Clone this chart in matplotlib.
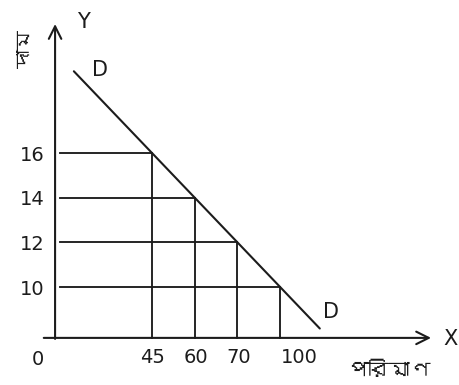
import numpy as np
import matplotlib
matplotlib.use("Agg")
import matplotlib.pyplot as plt
from matplotlib import font_manager
from matplotlib.ft2font import FT2Font

# Demand schedule: price and quantity demanded
price = [16, 14, 12, 10]
quantity = [45, 60, 70, 100]
price_ticks = ["16", "14", "12", "10"]
quantity_ticks = ["45", "60", "70", "100"]
x_title = "পরিমাণ"
y_title = "দাম"


def find_bengali_family():
    for f in font_manager.fontManager.ttflist:
        try:
            cmap = FT2Font(f.fname).get_charmap()
        except Exception:
            continue
        if 0x09AA in cmap and 0x09AE in cmap:
            return f.name
    return None


beng = find_bengali_family()
beng_family = [beng, "DejaVu Sans"] if beng else ["DejaVu Sans"]

W, H = 459, 385
fig = plt.figure(figsize=(W / 100, H / 100), dpi=100)
ax = fig.add_axes([0, 0, 1, 1])
ax.set_axis_off()

# quantities are drawn at evenly spaced positions along the axis
xpos = np.arange(len(quantity))
px_per_x = 42.7
px_per_y = 22.33
x0px, y0px = 152, 153  # pixel position of the first schedule point
ax.set_xlim((0 - x0px) / px_per_x, (W - x0px) / px_per_x)
ax.set_ylim(16 - (H - y0px) / px_per_y, 16 + y0px / px_per_y)


def px(x, y):
    """Pixel location -> data coordinates."""
    return (x - x0px) / px_per_x, 16 + (y0px - y) / px_per_y


ink = "#1c1c1c"
lw = 1.5

x_axis_y = 7.72
y_axis_x = -2.27

# axes with open arrow heads
ax.annotate("", xy=(y_axis_x, 21.9), xytext=(y_axis_x, 7.55),
            arrowprops=dict(arrowstyle="->,head_length=0.9,head_width=0.45",
                            color=ink, lw=lw))
ax.annotate("", xy=(6.6, x_axis_y), xytext=(-2.6, x_axis_y),
            arrowprops=dict(arrowstyle="->,head_length=0.9,head_width=0.45",
                            color=ink, lw=lw))

# demand curve, extended past the schedule points
slope, icpt = np.polyfit(xpos, price, 1)
xl = np.array([-1.83, 3.93])
ax.plot(xl, slope * xl + icpt, color=ink, lw=lw, solid_capstyle="round")

# guide lines from each schedule point to the axes
for xi, p in zip(xpos, price):
    ax.plot([y_axis_x + 0.12, xi], [p, p], color=ink, lw=lw * 0.9)
    ax.plot([xi, xi], [x_axis_y, p], color=ink, lw=lw * 0.9)

tick_font = dict(fontsize=14, color=ink, family="DejaVu Sans")
for p, lab in zip(price, price_ticks):
    ax.text(-2.8, p - 0.1, lab, ha="center", va="center", **tick_font)
for xi, lab in zip(xpos, quantity_ticks):
    ax.text(xi + 0.02 + 0.25 * (len(lab) - 2) * 1.75, 6.85, lab,
            ha="center", va="center", **tick_font)
ax.text(*px(38, 359), "0", ha="center", va="center", **tick_font)

ax.text(*px(83, 22), "Y", ha="center", va="center", fontsize=15, color=ink)
ax.text(*px(451, 339), "X", ha="center", va="center", fontsize=15, color=ink)
ax.text(*px(100, 70), "D", ha="center", va="center", fontsize=15, color=ink)
ax.text(*px(331, 312), "D", ha="center", va="center", fontsize=15, color=ink)

ax.text(*px(389, 371), x_title, ha="center", va="center", fontsize=15,
        color=ink, family=beng_family)
ax.text(*px(26, 48), y_title, ha="center", va="center", fontsize=14,
        color=ink, rotation=90, family=beng_family)

fig.savefig("out.png", dpi=100, facecolor="white")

━━━━━━━━━━━━━━━━

**Aim of the task:**
Pictures excluded, repeat exactly the lines from the top of the material through the line with "from matplotlib.ft2font import FT2Font", including both of those lines.

**Full answer:**
Clone this chart in matplotlib.
import numpy as np
import matplotlib
matplotlib.use("Agg")
import matplotlib.pyplot as plt
from matplotlib import font_manager
from matplotlib.ft2font import FT2Font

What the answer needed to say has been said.